Westpac's Steady Profit Amid Economic Challenges
Australia's central bank, having maintained its policy since November, kept the cash rate steady at 4.35% after a series of rate hikes aimed at curbing inflation. Since May 2022, the rate has increased by 425 basis points, creating a challenging environment for both banks and consumers.
Capital Earnings Drive Profit Stability
Westpac Banking Corp announced that its third-quarter net profit remained stable compared to the previous year. The bank's performance was bolstered by increased earnings from capital investments and hedged deposits. These earnings were crucial in counterbalancing the impacts of rising expenses and bad loans.
The increased interest rates allowed Westpac to achieve better returns on its own invested capital. Hedged deposits, which are deposits protected by financial instruments against interest rate fluctuations, played a significant role in maintaining profit stability.
Impact of High Interest Rates on Households
Despite the favorable conditions for capital earnings, the decade-high interest rates have pressured Australian households. These rates, coupled with rising cost-of-living pressures, have strained households' ability to repay loans, increasing financial stress for banks across the nation. Westpac acknowledged these challenges, noting that many businesses are also grappling with cost pressures and reduced demand.
Growth in Deposits and Housing Loans
In a positive turn, Westpac reported a 3% growth in household deposits in Australia on a quarterly annualized basis. This growth indicates the bank's success in attracting more customer savings, even amidst challenging macroeconomic conditions.

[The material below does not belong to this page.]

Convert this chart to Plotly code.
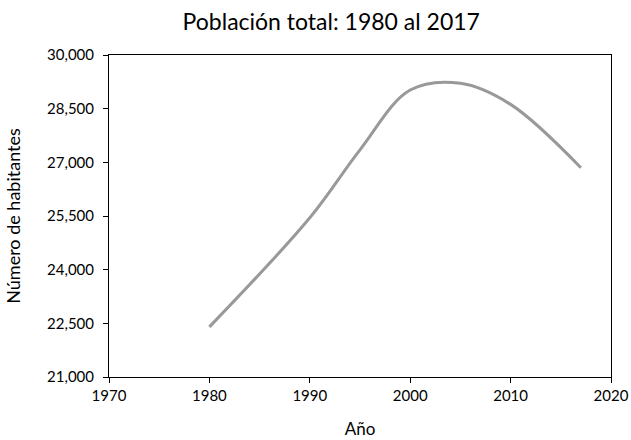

Additionally, Westpac noted an 8% growth in Australian housing loans, highlighting its capability to navigate intense competition within the country's mortgage market. The bank's ability to maintain loan growth despite economic headwinds demonstrates its strategic resilience.
Key Financial Metrics
Westpac, Australia's third-largest lender by market value, reported an unaudited net profit of A$1.8 billion ($1.20 billion) for the three months ending June 30, matching the profit posted a year earlier. The bank's net interest margin, which reflects the difference between interest earned from lending and that paid for deposits, slightly decreased to 1.82% from 1.86% the previous year.
With the exchange rate standing at $1 equaling 1.5006 Australian dollars, Westpac's performance amid these circumstances showcases its adaptability and strategic focus in navigating a complex financial landscape.